Ending Global Apartheid
"Ending Global Apartheid" (February) made me think. Guest worker programs work well in countries like Singapore and Kuwait: largely culturally homogeneous, geographically compact, and, if not autocratic, at least socially tightly controlled. In a diverse, open, and fluid society like the U.S., managing such a program as suggested by the economist Lant Pritchett in his reason interview may well be impossible.
Pritchett contrasts the fluidity of people to the fluidity of "goods" in the world market. While the comparison is strictly apt in an economic sense, it's somewhat less compelling in a larger perspective. An imported shoe, for instance, doesn't bring a cultural heritage along with it. A cheap Chinese toy is eventually consumed and discarded. Labor, as a good, is another story. As demonstrated in both today's France and classical Sparta, imported labor is not so easy to integrate and consume without massive social costs.
Pritchett's solution to this issue (the creation of economic rights without political rights) is wise but politically impossible: It ignores the fatal instinct of statist politicians (and their counterparts in the mass media) to pander to interest groups in order to acquire power. How long would it be after the institution of a large-scale guest worker program before a liberal politician demanded equal rights and full benefits of citizenship for all guest workers in tacit exchange for their votes?
Current immigration policies seem poorly reasoned and driven by desires for cheap labor and the tendency to pander to Latino voters. But before we take off on a trip to re-regulate immigration, would it not be reasonable to think ahead and develop programs that take into account both the long-term consequences of unrestrained population growth and the types of people that blend most synergistically and productively with our economy?
Growth considerations should include impacts on remaining pristine habitats and resources, contributions to urban sprawl, and some general environmental quality-of-life factors. After generating some reasonable growth targets, we should set criteria for the types of people we want to see as future additions to the American "family."
I know all this smacks of government planning. But there is a time and place for everything. Government without consensus planning results in government by those driven by the most greed or lust for power. If we have trouble seeing the evidence of this around us, we need only look at Russia in the early 1990s and Africa today. There must be balances in everything, and to imagine immigration policy left to the whims and vagaries of the open market is to invite chaos, cultural fractionation, increasing social burdens, and a general reduction in the quality of life for all life forms.

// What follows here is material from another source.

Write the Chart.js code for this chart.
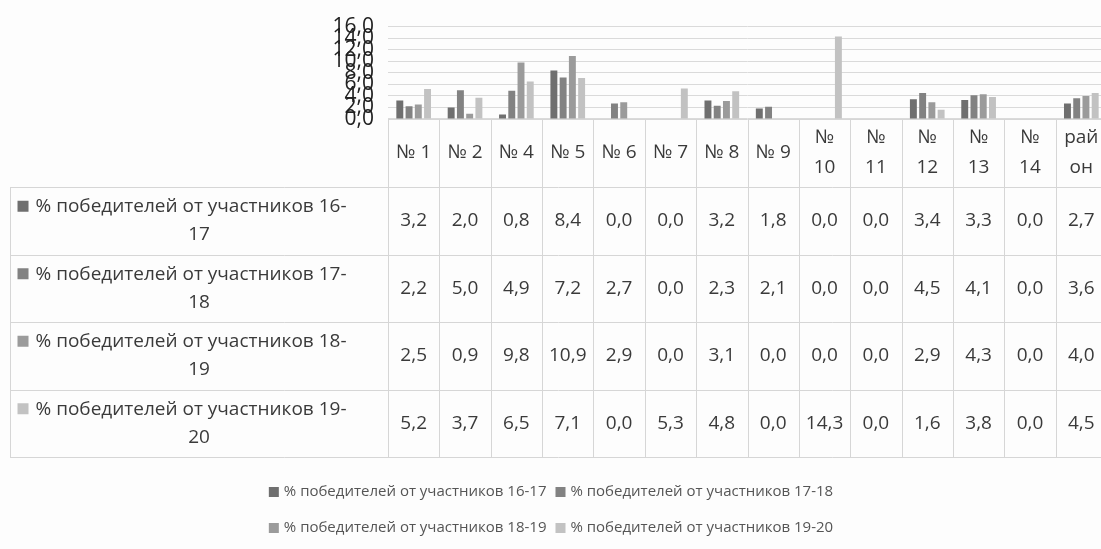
<!DOCTYPE html>
<html><head><meta charset="utf-8">
<script src="https://cdn.jsdelivr.net/npm/chart.js@4/dist/chart.umd.min.js"></script>
<style>
html,body{margin:0;padding:0;background:#fdfdfd;overflow:hidden;}
#wrap{position:relative;width:1107px;height:549px;}
</style>
</head><body><div id="wrap"><canvas id="c"></canvas></div>
<script>
// ---- data ----
const categories = ['№ 1','№ 2','№ 4','№ 5','№ 6','№ 7','№ 8','№ 9','№ 10','№ 11','№ 12','№ 13','№ 14','район'];
const seriesNames = [
  '% победителей от участников 16-17',
  '% победителей от участников 17-18',
  '% победителей от участников 18-19',
  '% победителей от участников 19-20'
];
const s1617 = [3.2, 2.0, 0.8, 8.4, 0.0, 0.0, 3.2, 1.8, 0.0, 0.0, 3.4, 3.3, 0.0, 2.7];
const s1718 = [2.2, 5.0, 4.9, 7.2, 2.7, 0.0, 2.3, 2.1, 0.0, 0.0, 4.5, 4.1, 0.0, 3.6];
const s1819 = [2.5, 0.9, 9.8, 10.9, 2.9, 0.0, 3.1, 0.0, 0.0, 0.0, 2.9, 4.3, 0.0, 4.0];
const s1920 = [5.2, 3.7, 6.5, 7.1, 0.0, 5.3, 4.8, 0.0, 14.3, 0.0, 1.6, 3.8, 0.0, 4.5];
const yMin = 0, yMax = 16, yStep = 2;

// ---- style ----
const FONT = '"Open Sans", "Noto Sans", sans-serif';
const colors = ['#6f6f6f', '#828282', '#9b9b9b', '#c2c2c2'];
const TEXT = '#3a3a3a';
const LINE = '#d6d6d6';
const fmt = v => v.toFixed(1).replace('.', ',');

function wrapText(ctx, text, maxW) {
  const tokens = text.match(/[^\s-]+-?|\s+/g) || [text];
  const lines = [];
  let cur = '';
  for (const t of tokens) {
    const test = cur + t;
    if (ctx.measureText(test.trim()).width <= maxW || cur === '') {
      cur = test;
    } else {
      lines.push(cur.trim());
      cur = t.trim();
    }
  }
  if (cur.trim()) lines.push(cur.trim());
  const out = [];
  for (const l of lines) {
    if (ctx.measureText(l).width <= maxW) { out.push(l); continue; }
    let part = '';
    for (const ch of l) {
      if (ctx.measureText(part + ch).width > maxW && part) { out.push(part); part = ch; }
      else part += ch;
    }
    if (part) out.push(part);
  }
  return out;
}

const tableGeom = { headerBottom: 187, rowH: 67.5, leftX: 10 };

const dataTablePlugin = {
  id: 'dataTable',
  afterDraw(chart) {
    const { ctx, scales: { x } } = chart;
    const ds = chart.data.datasets;
    const n = categories.length;
    const colW = (x.right - x.left) / n;
    const top = chart.chartArea.bottom;
    const hb = tableGeom.headerBottom;
    const rh = tableGeom.rowH;
    const bottom = hb + rh * ds.length;
    ctx.save();
    ctx.strokeStyle = LINE;
    ctx.lineWidth = 1;
    ctx.beginPath();
    ctx.moveTo(x.left, top + 0.5); ctx.lineTo(x.right, top + 0.5);
    for (let r = 0; r <= ds.length; r++) {
      const yy = Math.round(hb + rh * r) + 0.5;
      ctx.moveTo(tableGeom.leftX, yy); ctx.lineTo(x.right, yy);
    }
    ctx.moveTo(tableGeom.leftX + 0.5, hb); ctx.lineTo(tableGeom.leftX + 0.5, bottom);
    for (let i = 0; i <= n; i++) {
      const xx = Math.round(x.getPixelForValue(i) - colW / 2) + 0.5;
      ctx.moveTo(xx, top); ctx.lineTo(xx, bottom);
    }
    ctx.stroke();

    ctx.fillStyle = TEXT;
    ctx.textAlign = 'center';
    ctx.textBaseline = 'middle';
    ctx.font = '19px ' + FONT;
    const hMid = (top + hb) / 2;
    categories.forEach((c, i) => {
      const cx = x.getPixelForValue(i);
      const lines = wrapText(ctx, c, colW - 12);
      const lh = 30;
      lines.forEach((l, k) => {
        ctx.fillText(l, cx, hMid + (k - (lines.length - 1) / 2) * lh);
      });
    });
    ds.forEach((d, r) => {
      const rTop = hb + rh * r;
      const rMid = rTop + rh / 2;
      d.data.forEach((v, i) => {
        ctx.fillText(fmt(v), x.getPixelForValue(i), rMid);
      });
      const lines = wrapText(ctx, d.label, 315);
      const cellC = (tableGeom.leftX + x.left) / 2;
      const lh = 28;
      lines.forEach((l, k) => {
        const yy = rMid + (k - (lines.length - 1) / 2) * lh;
        if (k === 0) {
          const tw = ctx.measureText(l).width;
          const total = 11 + 7 + tw;
          const sx = cellC - 17 - total / 2;
          ctx.fillStyle = d.backgroundColor;
          ctx.fillRect(sx, yy - 6, 11, 11);
          ctx.fillStyle = TEXT;
          ctx.textAlign = 'left';
          ctx.fillText(l, sx + 18, yy);
          ctx.textAlign = 'center';
        } else {
          ctx.fillText(l, cellC, yy);
        }
      });
    });

    // legend (two rows of two)
    ctx.font = '15px ' + FONT;
    ctx.textAlign = 'left';
    const rowsY = [492, 528];
    const centerX = 551;
    for (let rr = 0; rr < 2; rr++) {
      const items = ds.slice(rr * 2, rr * 2 + 2);
      const widths = items.map(d => 10 + 5 + ctx.measureText(d.label).width);
      const gap = 9;
      const totalW = widths.reduce((a, b) => a + b, 0) + gap * (items.length - 1);
      let sx = centerX - totalW / 2;
      items.forEach((d, k) => {
        ctx.fillStyle = d.backgroundColor;
        ctx.fillRect(sx, rowsY[rr] - 5, 10, 10);
        ctx.fillStyle = '#555';
        ctx.fillText(d.label, sx + 15, rowsY[rr]);
        sx += widths[k] + gap;
      });
    }
    ctx.restore();
  }
};

const mk = (i, data) => ({
  label: seriesNames[i], data, backgroundColor: colors[i],
  barPercentage: 0.75, categoryPercentage: 0.72
});

new Chart(document.getElementById('c'), {
  type: 'bar',
  data: {
    labels: categories,
    datasets: [mk(0, s1617), mk(1, s1718), mk(2, s1819), mk(3, s1920)]
  },
  options: {
    responsive: true,
    maintainAspectRatio: false,
    animation: false,
    layout: { padding: { top: 24, bottom: 430, left: 0, right: 0 } },
    plugins: { legend: { display: false }, tooltip: { enabled: false } },
    scales: {
      x: { display: false },
      y: {
        min: yMin, max: yMax,
        afterFit(scale) { scale.width = 388; },
        ticks: {
          stepSize: yStep, autoSkip: false, padding: 14,
          color: '#222', font: { size: 21, family: FONT },
          callback: v => fmt(v)
        },
        grid: { color: '#dadada', drawTicks: false },
        border: { display: false }
      }
    }
  },
  plugins: [dataTablePlugin]
});
</script>
</body></html>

I would like to speak in defense of the "global apartheid" described in reason's interview with economist Lant Pritchett. The obliquely maligned "arbitrary boundaries of a nation-state" do matter to me.
At the risk of sounding Buchananesque, I believe the United States is more than a collection of consumers for whom the aggregate standard of living is the highest good. It is also a set of shared customs, experiences, mythology, language, history, and, to the extent we have any, culture. It's not that I wish harm to others living in clearly worse conditions elsewhere in the world but rather that after careful consideration I find that their problems are a far lower priority for me than those of my fellow Americans. That quaint nationalism puts me beyond the pale of the indignant humanism of Democrats, the preachy love-they-neighborism of Republicans, and the open borders fiesta of Libertarians.